LADDER: Revisiting the Cosmic Distance Ladder with Deep Learning Approaches and Exploring its Applications

TL;DR

This work presents LADDER, a covariance-aware deep learning framework to reconstruct the cosmic distance ladder in a model-independent manner using Pantheon SNIa data. By treating $P(m|z)$ as a conditional normal $\mathcal{N}(\mu_\theta(z),\sigma_\theta(z))$ and leveraging a $K$-point conditioning scheme with KL-divergence losses, the method learns robust distance predictions and uncertainties that extrapolate beyond the training redshift range. An LSTM-based LADDER with $K=32$ achieves superior smoothness and monotonicity, outperforming other regressors and enabling applications such as model-independent Pantheon/Pantheon+ consistency checks, BAO pathology tests, and high-redshift GRB calibrations that yield competitive cosmological constraints. Additionally, LADDER can generate model-independent mock catalogs for future probes, offering a data-driven path to forecast cosmological outcomes without reliance on specific cosmological priors.

Abstract

We investigate the prospect of reconstructing the ''cosmic distance ladder'' of the Universe using a novel deep learning framework called LADDER - Learning Algorithm for Deep Distance Estimation and Reconstruction. LADDER is trained on the apparent magnitude data from the Pantheon Type Ia supernovae compilation, incorporating the full covariance information among data points, to produce predictions along with corresponding errors. After employing several validation tests with a number of deep learning models, we pick LADDER as the best performing one.
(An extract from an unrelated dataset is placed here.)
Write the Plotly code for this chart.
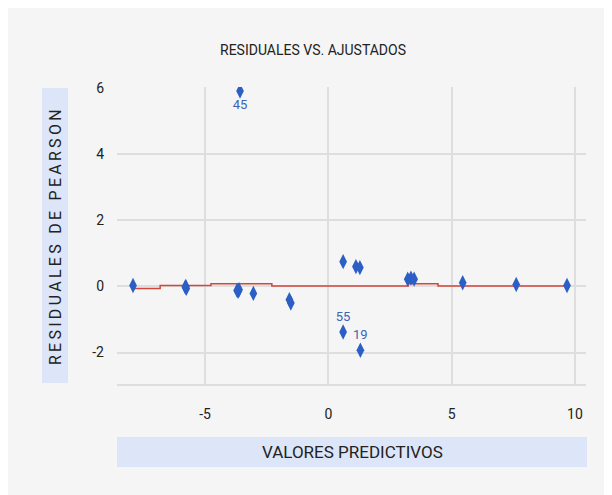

We then demonstrate applications of our method in the cosmological context, including serving as a model-independent tool for consistency checks for other datasets like baryon acoustic oscillations, calibration of high-redshift datasets such as gamma ray bursts, and use as a model-independent mock catalog generator for future probes. Our analysis advocates for careful consideration of machine learning techniques applied to cosmological contexts.

Figures (6)

• Figure 1: Schematic overview of the training algorithm.
• Figure 2: Results of ablation studies and validation experiments with various models. (i-iii) Variation of error, smoothness and monotonicity with K respectively. MLP models do not produce smooth, monotonic results (except K=1), and the $K=1$ MLP is outperformed by the LSTM model at roughly the same smoothness and monotonicity. (iv) Prediction variation of models trained on $\Sigma|{\lambda}$ and $\Sigma_0$. When the covariance matrix is progressively corrupted with noise, the predictions change, thus demonstrating our approach's ability to model correlations.
• Figure 3: Testing Pantheon+ : Relative redshift distribution of the Pantheon and Pantheon+ datasets (left panel); Comparison between Pantheon-trained LADDER reconstruction vs Pantheon+ (right panel).
• Figure 4: Cosmological parameter constraints obtained from the Pantheon and Pantheon+ datasets vs LADDER predictions.
• Figure 5: Calibration of BAO -- Colored contours are LADDER predictions, dashed ones correspond to benchmark $\Lambda$CDM calibration.